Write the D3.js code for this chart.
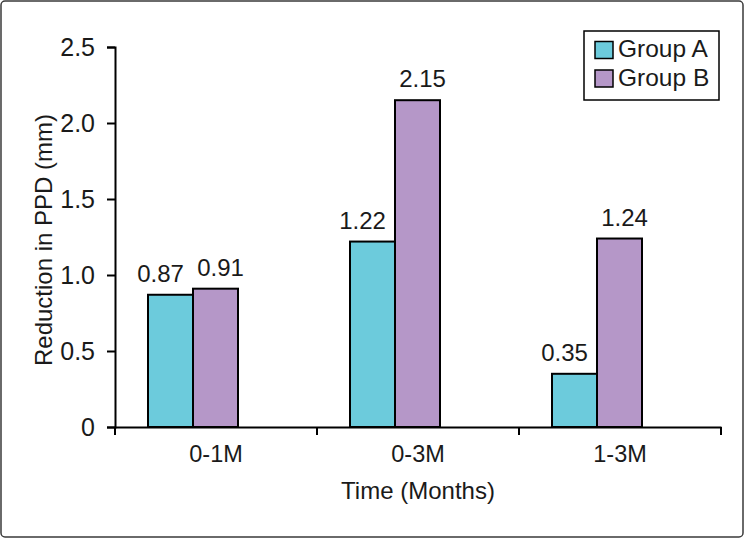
<!DOCTYPE html>
<html>
<head>
<meta charset="utf-8">
<script src="https://cdn.jsdelivr.net/npm/d3@7"></script>
<style>
  html, body { margin: 0; padding: 0; background: #fff; }
  svg { display: block; }
  text { font-family: "Liberation Sans", Arial, sans-serif; fill: #1a1a1a; }
</style>
</head>
<body>
<svg id="chart" width="744" height="538"></svg>
<script>
const categories = ["0-1M", "0-3M", "1-3M"];
const seriesNames = ["Group A", "Group B"];
const groupA = [0.87, 1.22, 0.35];
const groupB = [0.91, 2.15, 1.24];
const yTicks = [0, 0.5, 1.0, 1.5, 2.0, 2.5];
const colors = ["#6ccbdc", "#b597c8"];

const svg = d3.select("#chart");
const W = 744, H = 538;

// outer rounded frame
svg.append("rect")
  .attr("x", 1).attr("y", 1).attr("width", W - 2).attr("height", H - 2)
  .attr("rx", 4).attr("fill", "#fff").attr("stroke", "#3a3a3a").attr("stroke-width", 1.5);

const plotL = 115, plotR = 721, plotT = 47, plotB = 427;

const x = d3.scaleBand().domain(categories).range([plotL, plotR]).padding(0);
const xs = d3.scaleBand().domain(seriesNames).range([33, 123]).padding(0);
const y = d3.scaleLinear().domain([0, 2.5]).range([plotB, plotT]);

const values = [groupA, groupB];
const rows = [];
seriesNames.forEach((s, si) => {
  categories.forEach((c, ci) => rows.push({ s, si, c, v: values[si][ci] }));
});

// bars
svg.append("g").selectAll("rect").data(rows).join("rect")
  .attr("x", d => x(d.c) + xs(d.s))
  .attr("y", d => y(d.v))
  .attr("width", xs.bandwidth())
  .attr("height", d => y(0) - y(d.v))
  .attr("fill", d => colors[d.si])
  .attr("stroke", "#000").attr("stroke-width", 2);

// value labels
const labelDx = [-10, 5];
svg.append("g").selectAll("text").data(rows).join("text")
  .attr("x", d => x(d.c) + xs(d.s) + xs.bandwidth() / 2 + labelDx[d.si])
  .attr("y", d => y(d.v) - 13)
  .attr("text-anchor", "middle")
  .attr("font-size", 24)
  .text(d => d.v.toFixed(2));

// y axis
const yAxis = d3.axisLeft(y).tickValues(yTicks)
  .tickFormat(d => d === 0 ? "0" : d.toFixed(1))
  .tickSize(8).tickPadding(12);
const gy = svg.append("g").attr("transform", `translate(${plotL},0)`).call(yAxis);
gy.select(".domain").attr("stroke", "#000").attr("stroke-width", 2);
gy.selectAll(".tick line").attr("stroke", "#000").attr("stroke-width", 2);
gy.selectAll(".tick text").attr("font-size", 25).attr("font-family", "Liberation Sans, Arial, sans-serif").attr("fill", "#1a1a1a");

// x axis (labels centered, boundary ticks)
const xAxis = d3.axisBottom(x).tickSize(0).tickPadding(18);
const gx = svg.append("g").attr("transform", `translate(0,${plotB})`).call(xAxis);
gx.select(".domain").attr("stroke", "#000").attr("stroke-width", 2);
gx.selectAll(".tick text").attr("font-size", 23.5).attr("font-family", "Liberation Sans, Arial, sans-serif").attr("fill", "#1a1a1a");
const bounds = d3.range(categories.length + 1).map(i => plotL + i * x.step());
gx.selectAll(".bound").data(bounds).join("line")
  .attr("class", "bound")
  .attr("x1", d => d).attr("x2", d => d)
  .attr("y1", 0).attr("y2", 8)
  .attr("stroke", "#000").attr("stroke-width", 2);

// axis titles
svg.append("text")
  .attr("x", (plotL + plotR) / 2).attr("y", 499)
  .attr("text-anchor", "middle").attr("font-size", 24)
  .text("Time (Months)");
svg.append("text")
  .attr("transform", `translate(52,240) rotate(-90)`)
  .attr("text-anchor", "middle").attr("font-size", 24)
  .text("Reduction in PPD (mm)");

// legend
const lg = svg.append("g");
lg.append("rect").attr("x", 584).attr("y", 31).attr("width", 135).attr("height", 69)
  .attr("fill", "#fff").attr("stroke", "#000").attr("stroke-width", 1.5);
seriesNames.forEach((s, i) => {
  lg.append("rect").attr("x", 595).attr("y", 41.5 + i * 28.5).attr("width", 18).attr("height", 17)
    .attr("fill", colors[i]).attr("stroke", "#000").attr("stroke-width", 1.5);
  lg.append("text").attr("x", 618).attr("y", 57 + i * 28.5).attr("font-size", 24.5).text(s);
});
</script>
</body>
</html>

========

• [Exercise directions] Reproduce the data above word for word from its first line through the line that holds "d3.scaleLinear().domain([0, 2.5]).range([plotB, plotT]);", both ends included; skip pictures.

• [Written reply]
Write the D3.js code for this chart.
<!DOCTYPE html>
<html>
<head>
<meta charset="utf-8">
<script src="https://cdn.jsdelivr.net/npm/d3@7"></script>
<style>
  html, body { margin: 0; padding: 0; background: #fff; }
  svg { display: block; }
  text { font-family: "Liberation Sans", Arial, sans-serif; fill: #1a1a1a; }
</style>
</head>
<body>
<svg id="chart" width="744" height="538"></svg>
<script>
const categories = ["0-1M", "0-3M", "1-3M"];
const seriesNames = ["Group A", "Group B"];
const groupA = [0.87, 1.22, 0.35];
const groupB = [0.91, 2.15, 1.24];
const yTicks = [0, 0.5, 1.0, 1.5, 2.0, 2.5];
const colors = ["#6ccbdc", "#b597c8"];

const svg = d3.select("#chart");
const W = 744, H = 538;

// outer rounded frame
svg.append("rect")
  .attr("x", 1).attr("y", 1).attr("width", W - 2).attr("height", H - 2)
  .attr("rx", 4).attr("fill", "#fff").attr("stroke", "#3a3a3a").attr("stroke-width", 1.5);

const plotL = 115, plotR = 721, plotT = 47, plotB = 427;

const x = d3.scaleBand().domain(categories).range([plotL, plotR]).padding(0);
const xs = d3.scaleBand().domain(seriesNames).range([33, 123]).padding(0);
const y = d3.scaleLinear().domain([0, 2.5]).range([plotB, plotT]);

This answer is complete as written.